The article is about using scripts to identify and download the malware. They identified over 1000 matching repos, which would contain Discord webhooks in the script.

Scanning and identifying has already been done. That’s literally what the article is about.

It’s right in the second paragraph:

> As soon as you download and launch any of these, all the data from your computer is collected and sent to some discord server

1 comments

yes, they identified spammy repos. you'd also need to identify which repos belong to which spammer groups, it's not just one person doing this (as mentioned in the article) -> they don't use the same malware. saying "sent to some discord server" is like saying "playing games on my nintendo". the malware is also obfuscated (as mentioned in the article) which makes identifying the home server harder with static analysis.

why don't we just send bad people to jail?

The web hook is in the templated script

From the article:

> The "trust" value, when base64-decoded, turns out to be a discord webhook link: myhook = 'https://discord.com/api/webhooks/1050437982584324138/VJByvmB...'

Collect all the scripts matching the template. Extract the “trust” variable. Decode base64. Send to Discord with proof of how it was obtained.

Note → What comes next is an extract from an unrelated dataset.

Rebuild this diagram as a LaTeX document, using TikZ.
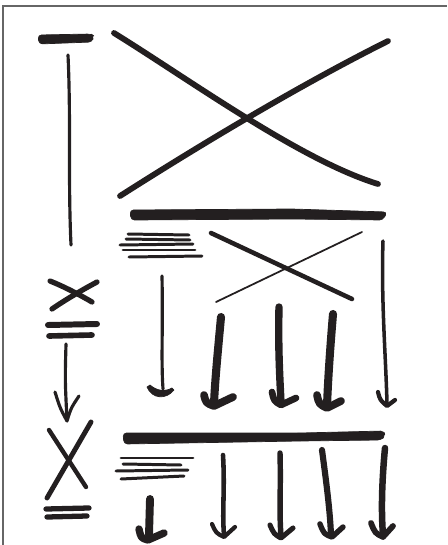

Discord then identifies the Discords matching those webhooks.

It’s not some hard static analysis problem. These are python scripts with a base64 encoded variable. I don’t understand why you’re making it out to be something other than what the article says.

the article details how github is spammed by multiple people who read one guide. not every single one of the 1000 repos is THE SAME breed of malware. some overlap, maybe. but some is c#, some is rust, some is python. out of those that are python, some are obfuscated with this love/trust/joy obfuscator, some use pyarmor, some are compiled with nuitka. no, the guide does not instruct you which malware strain to use, only how to game github for traffic.

if it was that simple it would be a solved problem. i encourage you to give it a shot

> not every single one of the 1000 repos is THE SAME breed of malware. some overlap, maybe. but some is c#, some is rust, some is python

No, the article is specifically about 1115 malware repos built from the same template

This is taken from the intro of the article:

> Wrote a script that helped me find 1115 repositories built based on the instructions from the guide.

I don’t know what you think you’re talking about, but you’re not talking about the article that I’m talking about.

The template repo is here: https://github.com/Jalynn0922/steal-cook

It contains the main.py script that the article is talking about.

NOT the same malware template. article only details how "This first repo I found" works, not all of them. look at how his github searching script works in "Scraping Github" - there is no way to determine what malware is in the repo, only that it is doing keyword stuffing.